A BRIEF HISTORY OF CONSTITUTIONAL REVIEWS IN ZAMBIA

The Constitution of Zambia has never been a sacred, untouchable document. It has been reviewed, amended, and re-engineered repeatedly since 1964.

  • 1973 – The one-party Constitution was adopted with overwhelming political consensus, not popular consultation.
  • 1991 – The return to multiparty democracy was itself a constitutional amendment driven by political necessity, not civil society veto.
  • 2003–2005 (Mung’omba Commission) – Produced a progressive draft, largely celebrated by civil society, but never adopted wholesale.
  • 2012–2016 (Mwanakatwe & Technical Committees) – Culminated in the 2016 Constitution, which itself was a political compromise and not a perfect document.
  • 2020 (Bill 10) – Failed, not because amendments are inherently evil, but because process, trust, and political context collapsed.

The lesson is clear. Constitutional amendment is not abnormal; panic around it is usually political, not legal.

AMENDMENTS ARE NOT A COUP

A constitution is a living instrument. It must respond to administrative inefficiencies, governance gaps, and democratic evolution.
Treating every proposed amendment as an existential threat to democracy is intellectually dishonest.

What matters is: Process, substance, safeguards, not the emotional temperature of the debate.

MORAL VOICES VS LEGAL MANDATE

Here lies the uncomfortable truth many avoid.

Civil society organisations (CSOs) and churches do not have a legal mandate to legislate. Members of Parliament do.

MPs derive their authority directly from the people through elections. They swear allegiance to the Constitution and are constitutionally empowered to debate, amend, reject, and approve laws, including constitutional changes.
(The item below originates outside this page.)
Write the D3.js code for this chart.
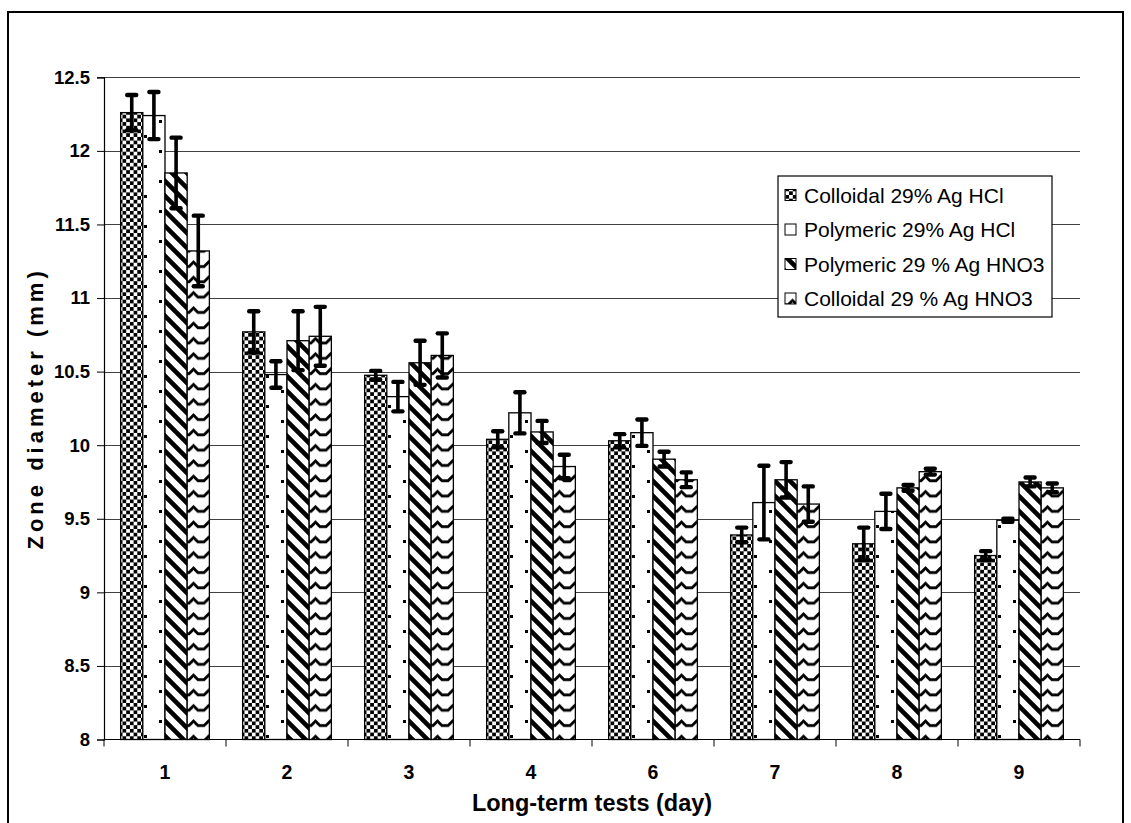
<!DOCTYPE html>
<html>
<head>
<meta charset="utf-8">
<script src="https://cdn.jsdelivr.net/npm/d3@7/dist/d3.min.js"></script>
<style>
  html, body { margin: 0; padding: 0; background: #fff; }
  svg { display: block; font-family: "Liberation Sans", Arial, sans-serif; }
</style>
</head>
<body>
<svg id="chart" width="1131" height="823"></svg>
<script>
// Inhibition zone diameters (mm) over the long-term test days
const categories = ["1", "2", "3", "4", "6", "7", "8", "9"];
const seriesNames = [
  "Colloidal 29% Ag HCl",
  "Polymeric 29% Ag HCl",
  "Polymeric 29 % Ag HNO3",
  "Colloidal 29 % Ag HNO3"
];
const colloidalHCl      = [12.26, 10.77, 10.475, 10.04, 10.03, 9.39, 9.33, 9.25];
const colloidalHClErr   = [0.12, 0.14, 0.03, 0.055, 0.045, 0.05, 0.11, 0.03];
const polymericHCl      = [12.24, 10.48, 10.33, 10.22, 10.085, 9.61, 9.55, 9.49];
const polymericHClErr   = [0.16, 0.09, 0.10, 0.14, 0.09, 0.25, 0.12, 0.01];
const polymericHNO3     = [11.85, 10.71, 10.56, 10.09, 9.905, 9.765, 9.71, 9.75];
const polymericHNO3Err  = [0.24, 0.20, 0.15, 0.075, 0.05, 0.12, 0.02, 0.03];
const colloidalHNO3     = [11.32, 10.74, 10.61, 9.855, 9.765, 9.60, 9.82, 9.71];
const colloidalHNO3Err  = [0.24, 0.20, 0.15, 0.08, 0.05, 0.12, 0.02, 0.03];
const yTicks = [8, 8.5, 9, 9.5, 10, 10.5, 11, 11.5, 12, 12.5];

const values = [colloidalHCl, polymericHCl, polymericHNO3, colloidalHNO3];
const errors = [colloidalHClErr, polymericHClErr, polymericHNO3Err, colloidalHNO3Err];
const patternIds = ["pat-check", "pat-dots", "pat-diag", "pat-wave"];

const svg = d3.select("#chart");
const plot = { left: 104, right: 1080, top: 77.3, bottom: 739.5 };

// ---- fill patterns ----
const defs = svg.append("defs");

// small checkerboard
const pCheck = defs.append("pattern").attr("id", "pat-check")
  .attr("patternUnits", "userSpaceOnUse").attr("width", 7.4).attr("height", 7.4);
pCheck.append("rect").attr("width", 7.4).attr("height", 7.4).attr("fill", "#fff");
pCheck.append("rect").attr("width", 3.7).attr("height", 3.7).attr("fill", "#000");
pCheck.append("rect").attr("x", 3.7).attr("y", 3.7).attr("width", 3.7).attr("height", 3.7).attr("fill", "#000");

// sparse dots
const pDots = defs.append("pattern").attr("id", "pat-dots")
  .attr("patternUnits", "userSpaceOnUse").attr("width", 30).attr("height", 30)
  .attr("x", 145).attr("y", 0);
pDots.append("rect").attr("width", 30).attr("height", 30).attr("fill", "#fff");
pDots.append("rect").attr("x", 0).attr("y", 0).attr("width", 3).attr("height", 3).attr("fill", "#000");
pDots.append("rect").attr("x", 15).attr("y", 15).attr("width", 3).attr("height", 3).attr("fill", "#000");

// wide downward diagonal stripes
const pDiag = defs.append("pattern").attr("id", "pat-diag")
  .attr("patternUnits", "userSpaceOnUse").attr("width", 15).attr("height", 15);
pDiag.append("rect").attr("width", 15).attr("height", 15).attr("fill", "#fff");
pDiag.append("path").attr("d", "M-4,-4 L19,19 M-4,11 L4,19 M11,-4 L19,4")
  .attr("stroke", "#000").attr("stroke-width", 4.6);

// wave ("\_/" steps)
const pWave = defs.append("pattern").attr("id", "pat-wave")
  .attr("patternUnits", "userSpaceOnUse").attr("width", 15).attr("height", 15.3);
pWave.append("rect").attr("width", 15).attr("height", 15.3).attr("fill", "#fff");
pWave.append("path").attr("d", "M-1,1.5 L4,6.5 L10,6.5 L15.5,1")
  .attr("fill", "none").attr("stroke", "#000").attr("stroke-width", 2.8)
  .attr("stroke-linejoin", "miter");

// ---- scales ----
const x = d3.scaleBand().domain(categories).range([plot.left, plot.right]).padding(0);
const xSub = d3.scaleBand().domain(d3.range(4)).range([0, x.bandwidth()])
  .paddingInner(0).paddingOuter(0.75);
const y = d3.scaleLinear().domain([8, 12.5]).range([plot.bottom, plot.top]);

// outer frame
svg.append("rect").attr("x", 8).attr("y", 12).attr("width", 1115).attr("height", 830)
  .attr("fill", "#fff").attr("stroke", "#000").attr("stroke-width", 2);

// gridlines
svg.append("g").selectAll("line").data(yTicks.filter(t => t > 8)).join("line")
  .attr("x1", plot.left).attr("x2", plot.right)
  .attr("y1", d => Math.round(y(d)) + 0.5).attr("y2", d => Math.round(y(d)) + 0.5)
  .attr("stroke", "#404040").attr("stroke-width", 1);

// bars
const groups = svg.append("g").selectAll("g").data(categories).join("g")
  .attr("transform", d => `translate(${x(d)},0)`);

groups.each(function (cat, ci) {
  const g = d3.select(this);
  for (let s = 0; s < 4; s++) {
    const v = values[s][ci];
    g.append("rect")
      .attr("x", xSub(s)).attr("y", y(v))
      .attr("width", xSub.bandwidth()).attr("height", y(8) - y(v))
      .attr("fill", `url(#${patternIds[s]})`)
      .attr("stroke", "#000").attr("stroke-width", 1.3);
  }
});

// error bars
groups.each(function (cat, ci) {
  const g = d3.select(this);
  for (let s = 0; s < 4; s++) {
    const v = values[s][ci], e = errors[s][ci];
    const cx = xSub(s) + xSub.bandwidth() / 2;
    g.append("line").attr("x1", cx).attr("x2", cx)
      .attr("y1", y(v + e)).attr("y2", y(v - e))
      .attr("stroke", "#000").attr("stroke-width", 3.6);
    [v + e, v - e].forEach(t => {
      g.append("line").attr("x1", cx - 4.5).attr("x2", cx + 4.5)
        .attr("y1", y(t)).attr("y2", y(t))
        .attr("stroke", "#000").attr("stroke-width", 4.4).attr("stroke-linecap", "round");
    });
  }
});

// y axis
const yAxis = d3.axisLeft(y).tickValues(yTicks).tickSize(7).tickPadding(7)
  .tickFormat(d3.format("~g"));
const gy = svg.append("g").attr("transform", `translate(${plot.left},0)`).call(yAxis);
gy.select(".domain").attr("stroke", "#000").attr("stroke-width", 1.2);
gy.selectAll(".tick line").attr("stroke", "#000");
gy.selectAll("text").attr("font-size", 18.5).attr("font-weight", "bold")
  .attr("font-family", "Liberation Sans, Arial, sans-serif").attr("fill", "#000");

// x axis: ticks between categories
const gx = svg.append("g").attr("transform", `translate(0,${plot.bottom})`);
gx.append("line").attr("x1", plot.left).attr("x2", plot.right).attr("y1", 0).attr("y2", 0)
  .attr("stroke", "#000").attr("stroke-width", 1.2);
const boundaries = categories.map(c => x(c)).concat([plot.right]);
gx.selectAll("line.tk").data(boundaries).join("line").attr("class", "tk")
  .attr("x1", d => d).attr("x2", d => d).attr("y1", 0).attr("y2", 7)
  .attr("stroke", "#000");
gx.selectAll("text").data(categories).join("text")
  .attr("x", d => x(d) + x.bandwidth() / 2).attr("y", 39.5)
  .attr("text-anchor", "middle").attr("font-size", 19.5).attr("font-weight", "bold")
  .text(d => d);

// axis titles
svg.append("text")
  .attr("transform", `translate(43,${(plot.top + plot.bottom) / 2}) rotate(-90)`)
  .attr("text-anchor", "middle").attr("font-size", 22).attr("font-weight", "bold")
  .attr("letter-spacing", 4)
  .text("Zone diameter (mm)");
svg.append("text")
  .attr("x", (plot.left + plot.right) / 2).attr("y", 811)
  .attr("text-anchor", "middle").attr("font-size", 23.5).attr("font-weight", "bold")
  .text("Long-term tests (day)");

// legend
const legend = svg.append("g").attr("transform", "translate(778,176)");
legend.append("rect").attr("width", 274).attr("height", 141)
  .attr("fill", "#fff").attr("stroke", "#000").attr("stroke-width", 1.2);
seriesNames.forEach((name, i) => {
  const row = legend.append("g").attr("transform", `translate(0,${19 + i * 34.5})`);
  row.append("rect").attr("x", 7).attr("y", -5.5).attr("width", 11).attr("height", 11)
    .attr("fill", `url(#${patternIds[i]})`).attr("stroke", "#000").attr("stroke-width", 1);
  row.append("text").attr("x", 26).attr("y", 0).attr("dy", "0.36em")
    .attr("font-size", 21).text(name);
});
</script>
</body>
</html>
CSOs and churches, by contrast, are unelected and are self-appointed representatives.

Often, they lack internal democratic accountability and are not subject to electoral sanction. This does not make them irrelevant. It defines their role.
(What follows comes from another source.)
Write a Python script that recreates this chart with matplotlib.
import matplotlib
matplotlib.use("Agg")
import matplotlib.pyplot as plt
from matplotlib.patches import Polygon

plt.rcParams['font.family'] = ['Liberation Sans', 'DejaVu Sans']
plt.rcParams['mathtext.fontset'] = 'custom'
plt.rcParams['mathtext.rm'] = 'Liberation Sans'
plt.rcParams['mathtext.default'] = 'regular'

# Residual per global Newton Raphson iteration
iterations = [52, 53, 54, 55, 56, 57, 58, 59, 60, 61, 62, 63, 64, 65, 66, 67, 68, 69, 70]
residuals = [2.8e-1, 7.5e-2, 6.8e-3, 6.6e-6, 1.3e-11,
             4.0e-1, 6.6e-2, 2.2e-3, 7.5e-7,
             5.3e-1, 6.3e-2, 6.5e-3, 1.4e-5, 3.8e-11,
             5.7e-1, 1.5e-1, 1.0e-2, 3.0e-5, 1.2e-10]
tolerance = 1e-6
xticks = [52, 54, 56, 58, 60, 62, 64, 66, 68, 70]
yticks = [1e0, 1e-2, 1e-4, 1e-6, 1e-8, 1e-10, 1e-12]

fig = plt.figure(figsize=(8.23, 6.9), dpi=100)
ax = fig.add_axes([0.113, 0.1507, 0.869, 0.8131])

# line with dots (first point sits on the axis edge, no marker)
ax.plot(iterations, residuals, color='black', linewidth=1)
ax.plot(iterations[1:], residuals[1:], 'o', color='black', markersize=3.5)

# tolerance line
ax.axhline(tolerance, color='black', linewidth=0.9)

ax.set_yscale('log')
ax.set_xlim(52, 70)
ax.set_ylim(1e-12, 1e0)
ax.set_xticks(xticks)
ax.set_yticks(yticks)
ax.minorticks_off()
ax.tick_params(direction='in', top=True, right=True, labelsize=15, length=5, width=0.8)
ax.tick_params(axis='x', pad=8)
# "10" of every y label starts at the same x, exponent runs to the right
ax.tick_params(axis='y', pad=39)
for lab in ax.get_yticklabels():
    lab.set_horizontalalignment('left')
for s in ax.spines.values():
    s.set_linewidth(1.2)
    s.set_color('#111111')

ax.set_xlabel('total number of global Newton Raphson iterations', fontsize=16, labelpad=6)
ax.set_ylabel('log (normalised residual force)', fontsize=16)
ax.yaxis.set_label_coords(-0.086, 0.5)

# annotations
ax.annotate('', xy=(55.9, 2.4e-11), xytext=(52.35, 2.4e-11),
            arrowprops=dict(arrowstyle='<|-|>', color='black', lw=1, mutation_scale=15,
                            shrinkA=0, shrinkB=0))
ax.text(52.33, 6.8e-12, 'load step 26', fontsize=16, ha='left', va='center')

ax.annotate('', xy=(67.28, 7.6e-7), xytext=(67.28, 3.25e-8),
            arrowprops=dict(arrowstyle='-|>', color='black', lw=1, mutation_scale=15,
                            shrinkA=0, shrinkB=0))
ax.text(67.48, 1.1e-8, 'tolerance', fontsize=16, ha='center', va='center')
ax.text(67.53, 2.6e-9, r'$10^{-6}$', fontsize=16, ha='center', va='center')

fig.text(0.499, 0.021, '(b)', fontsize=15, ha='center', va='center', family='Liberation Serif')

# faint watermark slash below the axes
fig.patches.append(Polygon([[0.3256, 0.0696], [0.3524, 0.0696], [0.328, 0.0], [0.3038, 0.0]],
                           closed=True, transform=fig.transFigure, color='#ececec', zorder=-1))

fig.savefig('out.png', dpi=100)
THE PROBLEM OF MORAL OVERREACH

Churches and CSOs are custodians of moral conscience, not constitutional authority.

Their legitimate functions are to raise ethical concerns, encourage transparency, mobilise civic awareness, and warn against abuse of power.

Their illegitimate posture begins when they claim to “speak for the people” as a substitute for Parliament, issue political ultimatums, treat MPs as if they are junior partners in governance, and convert moral anxiety into constitutional veto power. Morality informs law. It does not replace it.

WHY THEY SOUND LOUDER THAN MPs

The irony is not accidental. Parliament is procedural, not theatrical. MPs debate within rules. CSOs operate in press conferences and statements designed for headlines.

Moral language travels faster than legal reasoning “Threat to democracy” is easier to sell than clause-by-clause analysis.

Political actors hide behind civil society. When politicians lack the courage to argue openly, they outsource outrage to CSOs.

Historical trauma Bill 10 left scars. Every amendment is now viewed through that lens, regardless of content.

DEMOCRACY IS NOT A MORAL POPULARITY CONTEST

A functioning democracy requires elected representatives to legislate. Courts are there to interpret. Civil society’s role is to critique. The Churche cones in to guide on moral reflection.

When these roles collapse into one another, governance becomes chaotic.

If MPs abdicate their responsibility because of fear of being shouted down by unelected actors, then democracy is weakened, not protected.

THE BOTTOM LINE

Zambia does not need constitutional worship. It needs constitutional literacy. Civil society and the churche must speak but with humility about the limits of their authority.

Parliament must legislate with courage and transparency.

The public must learn to distinguish between moral persuasion and legal power.

The Constitution belongs to the people. But the law is made by those the people elect. Confusing the two is not activism. It is constitutional illiteracy dressed up as virtue.